Attend the Old Lahaina Luau
The Old Lahaina Luau has a warm heart—and seriously good poke (diced raw tuna tossed with herbs and other seasonings). Tuck a flower behind your ear, mix a dab of poi (taro-root paste) with your lomilomi salmon (rubbed with onions and herbs), and you'll be living like a local. Different styles of hula are part of the performance; the fire dancers are not traditional, but they are fun. Reserve well in advance.
Tee Off in Paradise
Spectacular views, great weather year-round, and challenging courses created by the game's top designers make Maui an inspiring place to play golf. The Kapulua Resort on West Maui and the Wailea and Makena resort courses on the South Shore offer memorable rounds. Check about twilight fees to save some money.
Beach lovers might need some arm-twisting to head up the mountain for a day, but the views and the fresh-smelling countryside are ample reward.
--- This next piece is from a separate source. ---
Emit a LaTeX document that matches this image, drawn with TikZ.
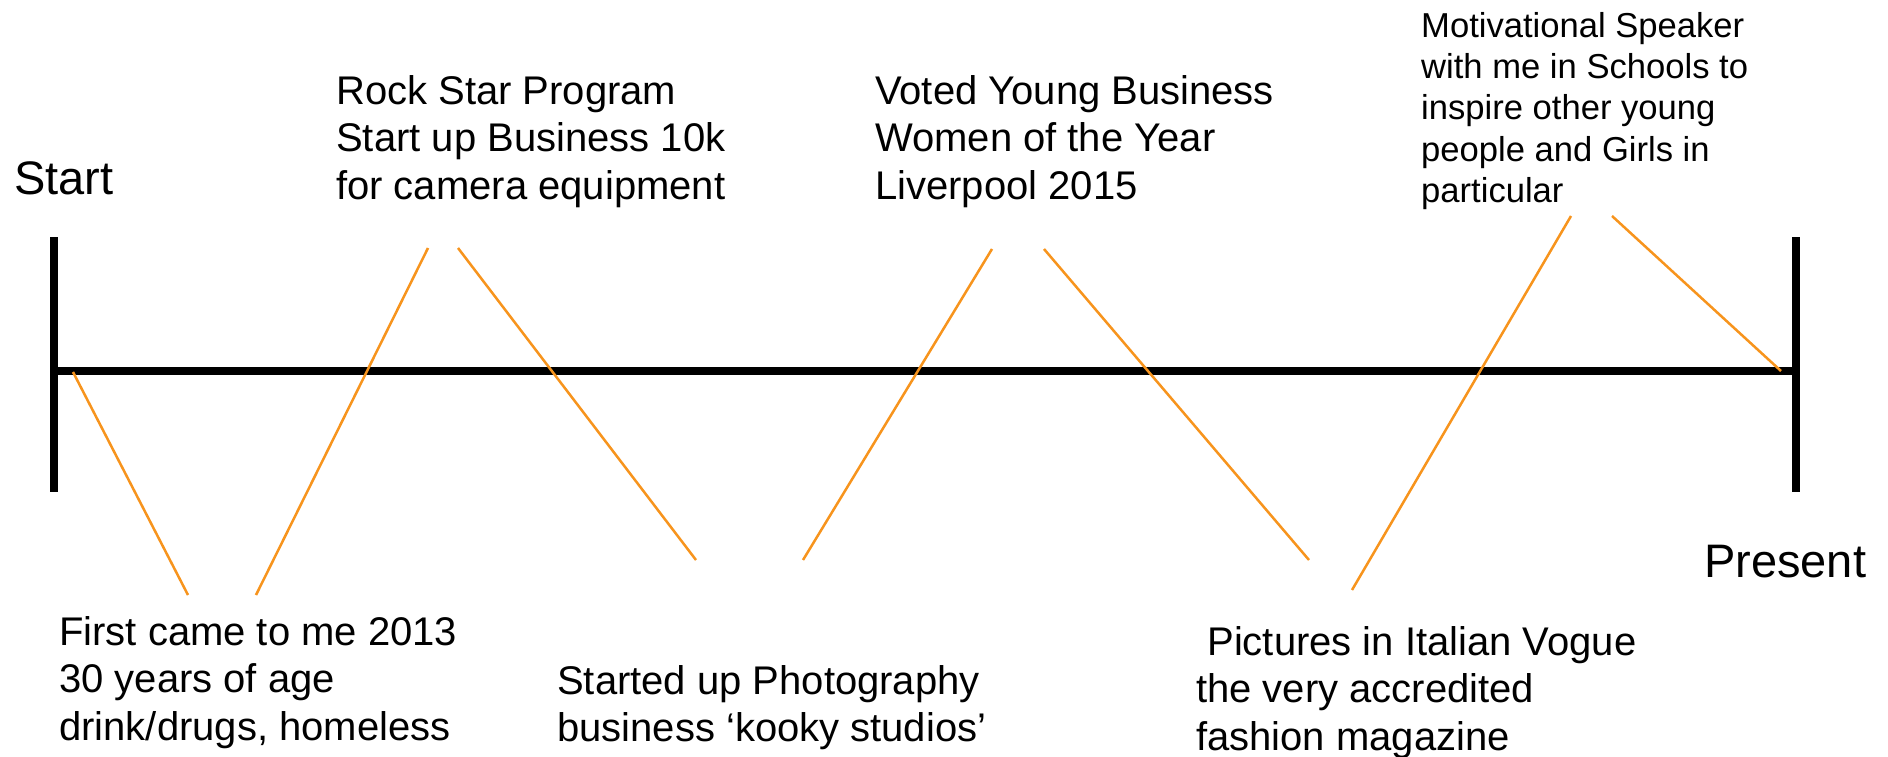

On the roads winding through ranchlands, crisp, high-altitude air is scented with eucalyptus and the fragrances of the forest. Stop for an agricultural tour and learn about where the island's bounty comes from; you can sample it, too.
Dig into Ono Kine Grinds
"Ono kine grinds" is local slang for delicious food you'll find at dozens of restaurants island-wide. Maui chefs take their work seriously, and they have good material to start with: sun-ripened produce and seafood caught the very same morning. Try a plate lunch, that reminder of the state's cultural mix, at a casual spot. Sample as many types of fish as you can and don't be shy: try it raw. And try shave ice flavored with tropical fruit syrups.
Windsurf at Kanaha or Hookipa
You might not be a water-sports legend, but that doesn't mean you can't give it a try. In the early morning, some of windsurfing's big-wave spots are safe for beginners. Don't settle for the pond in front of your hotel—book a lesson on the North Shore and impress yourself by hanging tough where the action is.